Every line from the one with "Convert this chart to Chart.js code." to the one with "const unitLabel = '(件)';", including those two, is to be copied exactly; all other lines of the entries below are left out.

- [RECORDS SHOWN]
-.-.-
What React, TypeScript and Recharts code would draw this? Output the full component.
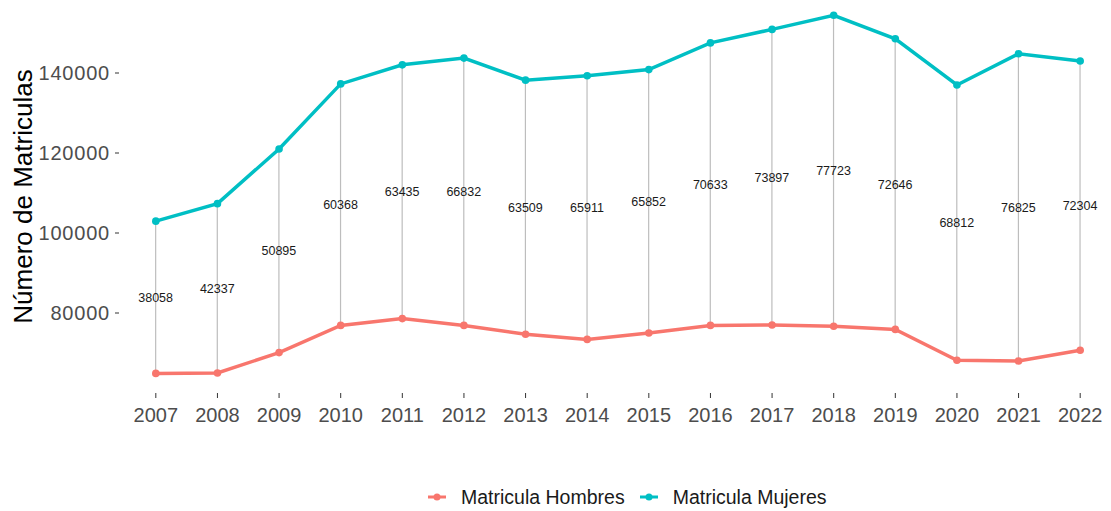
-.-.-
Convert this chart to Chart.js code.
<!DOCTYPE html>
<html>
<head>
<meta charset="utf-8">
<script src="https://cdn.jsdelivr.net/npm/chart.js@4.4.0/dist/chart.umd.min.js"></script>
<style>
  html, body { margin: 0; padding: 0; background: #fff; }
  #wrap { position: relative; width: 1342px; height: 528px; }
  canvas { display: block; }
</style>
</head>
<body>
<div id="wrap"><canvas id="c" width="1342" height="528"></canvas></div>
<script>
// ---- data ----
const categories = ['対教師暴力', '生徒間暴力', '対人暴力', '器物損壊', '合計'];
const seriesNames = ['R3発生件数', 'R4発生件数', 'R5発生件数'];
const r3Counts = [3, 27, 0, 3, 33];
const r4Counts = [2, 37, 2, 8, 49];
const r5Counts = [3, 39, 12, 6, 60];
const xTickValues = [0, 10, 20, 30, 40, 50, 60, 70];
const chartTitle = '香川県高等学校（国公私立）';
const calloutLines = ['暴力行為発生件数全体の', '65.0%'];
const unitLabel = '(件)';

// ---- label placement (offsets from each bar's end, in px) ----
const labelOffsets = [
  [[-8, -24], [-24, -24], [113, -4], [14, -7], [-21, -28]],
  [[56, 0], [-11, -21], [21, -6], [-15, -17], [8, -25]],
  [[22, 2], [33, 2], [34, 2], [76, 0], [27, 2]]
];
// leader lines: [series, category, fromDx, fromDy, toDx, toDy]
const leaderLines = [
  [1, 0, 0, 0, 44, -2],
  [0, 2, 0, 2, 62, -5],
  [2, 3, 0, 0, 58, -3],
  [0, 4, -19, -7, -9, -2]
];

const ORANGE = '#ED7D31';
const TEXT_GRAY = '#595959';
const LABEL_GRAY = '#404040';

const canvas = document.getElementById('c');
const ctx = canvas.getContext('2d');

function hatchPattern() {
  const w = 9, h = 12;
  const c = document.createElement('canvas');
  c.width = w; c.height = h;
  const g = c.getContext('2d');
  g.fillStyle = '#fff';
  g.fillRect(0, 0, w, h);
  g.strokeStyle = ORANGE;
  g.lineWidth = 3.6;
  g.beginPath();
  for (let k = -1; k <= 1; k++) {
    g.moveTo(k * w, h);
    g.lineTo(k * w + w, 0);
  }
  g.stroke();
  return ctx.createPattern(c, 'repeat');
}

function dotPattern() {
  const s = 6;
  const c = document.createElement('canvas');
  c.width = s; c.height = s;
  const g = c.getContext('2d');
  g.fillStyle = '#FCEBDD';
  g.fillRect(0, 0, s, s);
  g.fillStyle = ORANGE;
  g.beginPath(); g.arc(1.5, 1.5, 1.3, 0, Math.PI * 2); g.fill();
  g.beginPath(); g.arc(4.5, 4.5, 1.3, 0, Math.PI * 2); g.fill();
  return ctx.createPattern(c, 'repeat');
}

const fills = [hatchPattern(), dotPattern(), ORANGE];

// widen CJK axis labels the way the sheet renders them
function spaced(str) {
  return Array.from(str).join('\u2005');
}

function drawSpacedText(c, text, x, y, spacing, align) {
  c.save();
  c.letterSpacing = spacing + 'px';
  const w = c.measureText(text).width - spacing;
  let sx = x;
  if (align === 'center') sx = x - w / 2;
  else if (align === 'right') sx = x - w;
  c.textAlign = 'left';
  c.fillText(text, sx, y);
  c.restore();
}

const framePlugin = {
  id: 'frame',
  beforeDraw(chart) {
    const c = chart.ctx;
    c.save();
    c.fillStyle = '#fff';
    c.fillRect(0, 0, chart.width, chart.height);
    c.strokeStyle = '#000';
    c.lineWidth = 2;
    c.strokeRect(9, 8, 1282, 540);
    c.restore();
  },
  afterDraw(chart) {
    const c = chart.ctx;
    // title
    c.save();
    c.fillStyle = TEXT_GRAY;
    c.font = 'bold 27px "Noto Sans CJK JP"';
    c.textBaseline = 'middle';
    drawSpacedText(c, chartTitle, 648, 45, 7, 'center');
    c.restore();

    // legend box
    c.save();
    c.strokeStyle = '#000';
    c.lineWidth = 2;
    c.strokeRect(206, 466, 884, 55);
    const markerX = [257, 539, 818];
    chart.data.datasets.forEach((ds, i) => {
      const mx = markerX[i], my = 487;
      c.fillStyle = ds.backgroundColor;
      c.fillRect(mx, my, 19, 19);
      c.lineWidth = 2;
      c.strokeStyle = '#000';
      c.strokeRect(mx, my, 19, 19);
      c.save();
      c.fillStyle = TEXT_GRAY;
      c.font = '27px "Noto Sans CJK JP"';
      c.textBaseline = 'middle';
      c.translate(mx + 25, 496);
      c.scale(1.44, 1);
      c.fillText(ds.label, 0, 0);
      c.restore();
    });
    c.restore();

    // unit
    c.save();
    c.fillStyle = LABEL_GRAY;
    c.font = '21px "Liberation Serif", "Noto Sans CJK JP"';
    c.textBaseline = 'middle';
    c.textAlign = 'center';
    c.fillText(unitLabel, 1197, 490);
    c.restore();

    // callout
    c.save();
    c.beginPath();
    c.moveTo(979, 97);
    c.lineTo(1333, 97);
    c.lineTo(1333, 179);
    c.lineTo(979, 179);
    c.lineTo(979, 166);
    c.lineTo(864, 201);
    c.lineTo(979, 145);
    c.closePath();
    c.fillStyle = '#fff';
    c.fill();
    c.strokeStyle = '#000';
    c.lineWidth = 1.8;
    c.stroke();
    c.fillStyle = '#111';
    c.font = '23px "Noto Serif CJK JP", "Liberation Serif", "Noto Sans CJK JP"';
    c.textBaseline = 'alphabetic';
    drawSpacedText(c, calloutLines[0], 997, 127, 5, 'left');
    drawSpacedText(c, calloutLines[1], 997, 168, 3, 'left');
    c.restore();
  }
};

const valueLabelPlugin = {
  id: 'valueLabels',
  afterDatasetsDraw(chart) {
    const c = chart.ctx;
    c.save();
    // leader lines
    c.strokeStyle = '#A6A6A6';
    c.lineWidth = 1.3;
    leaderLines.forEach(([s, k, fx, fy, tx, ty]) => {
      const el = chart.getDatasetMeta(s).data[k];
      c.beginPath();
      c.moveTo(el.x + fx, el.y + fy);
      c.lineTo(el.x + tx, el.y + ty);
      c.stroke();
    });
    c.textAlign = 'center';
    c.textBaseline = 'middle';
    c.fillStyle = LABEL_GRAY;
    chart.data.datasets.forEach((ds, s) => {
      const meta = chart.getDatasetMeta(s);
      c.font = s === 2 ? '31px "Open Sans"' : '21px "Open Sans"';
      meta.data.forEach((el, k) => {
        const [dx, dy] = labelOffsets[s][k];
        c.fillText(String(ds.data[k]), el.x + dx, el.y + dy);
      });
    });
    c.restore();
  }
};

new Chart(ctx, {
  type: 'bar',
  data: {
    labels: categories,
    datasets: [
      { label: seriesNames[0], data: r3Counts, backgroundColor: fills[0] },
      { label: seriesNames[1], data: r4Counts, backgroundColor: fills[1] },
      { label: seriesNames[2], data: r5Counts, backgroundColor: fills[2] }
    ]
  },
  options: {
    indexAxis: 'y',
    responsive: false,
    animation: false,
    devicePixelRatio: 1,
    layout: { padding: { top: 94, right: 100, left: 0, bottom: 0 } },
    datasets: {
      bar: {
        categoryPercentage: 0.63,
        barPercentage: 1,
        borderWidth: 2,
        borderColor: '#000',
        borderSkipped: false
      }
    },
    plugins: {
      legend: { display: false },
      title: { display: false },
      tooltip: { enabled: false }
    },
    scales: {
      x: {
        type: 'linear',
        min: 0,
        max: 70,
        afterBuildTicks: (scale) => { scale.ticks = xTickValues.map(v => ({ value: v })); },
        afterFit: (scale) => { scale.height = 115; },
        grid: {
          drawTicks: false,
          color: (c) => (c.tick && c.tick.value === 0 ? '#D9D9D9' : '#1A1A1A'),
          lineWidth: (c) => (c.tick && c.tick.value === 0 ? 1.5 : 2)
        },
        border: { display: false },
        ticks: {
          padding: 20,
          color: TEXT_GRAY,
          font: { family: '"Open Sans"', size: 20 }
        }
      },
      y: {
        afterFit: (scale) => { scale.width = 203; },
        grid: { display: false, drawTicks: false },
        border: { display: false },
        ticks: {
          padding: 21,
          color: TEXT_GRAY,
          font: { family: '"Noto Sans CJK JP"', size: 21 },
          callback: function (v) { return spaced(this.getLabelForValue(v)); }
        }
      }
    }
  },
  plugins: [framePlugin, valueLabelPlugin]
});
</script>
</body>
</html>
-.-.-
- [EXPECTED ANSWER]
Convert this chart to Chart.js code.
<!DOCTYPE html>
<html>
<head>
<meta charset="utf-8">
<script src="https://cdn.jsdelivr.net/npm/chart.js@4.4.0/dist/chart.umd.min.js"></script>
<style>
  html, body { margin: 0; padding: 0; background: #fff; }
  #wrap { position: relative; width: 1342px; height: 528px; }
  canvas { display: block; }
</style>
</head>
<body>
<div id="wrap"><canvas id="c" width="1342" height="528"></canvas></div>
<script>
// ---- data ----
const categories = ['対教師暴力', '生徒間暴力', '対人暴力', '器物損壊', '合計'];
const seriesNames = ['R3発生件数', 'R4発生件数', 'R5発生件数'];
const r3Counts = [3, 27, 0, 3, 33];
const r4Counts = [2, 37, 2, 8, 49];
const r5Counts = [3, 39, 12, 6, 60];
const xTickValues = [0, 10, 20, 30, 40, 50, 60, 70];
const chartTitle = '香川県高等学校（国公私立）';
const calloutLines = ['暴力行為発生件数全体の', '65.0%'];
const unitLabel = '(件)';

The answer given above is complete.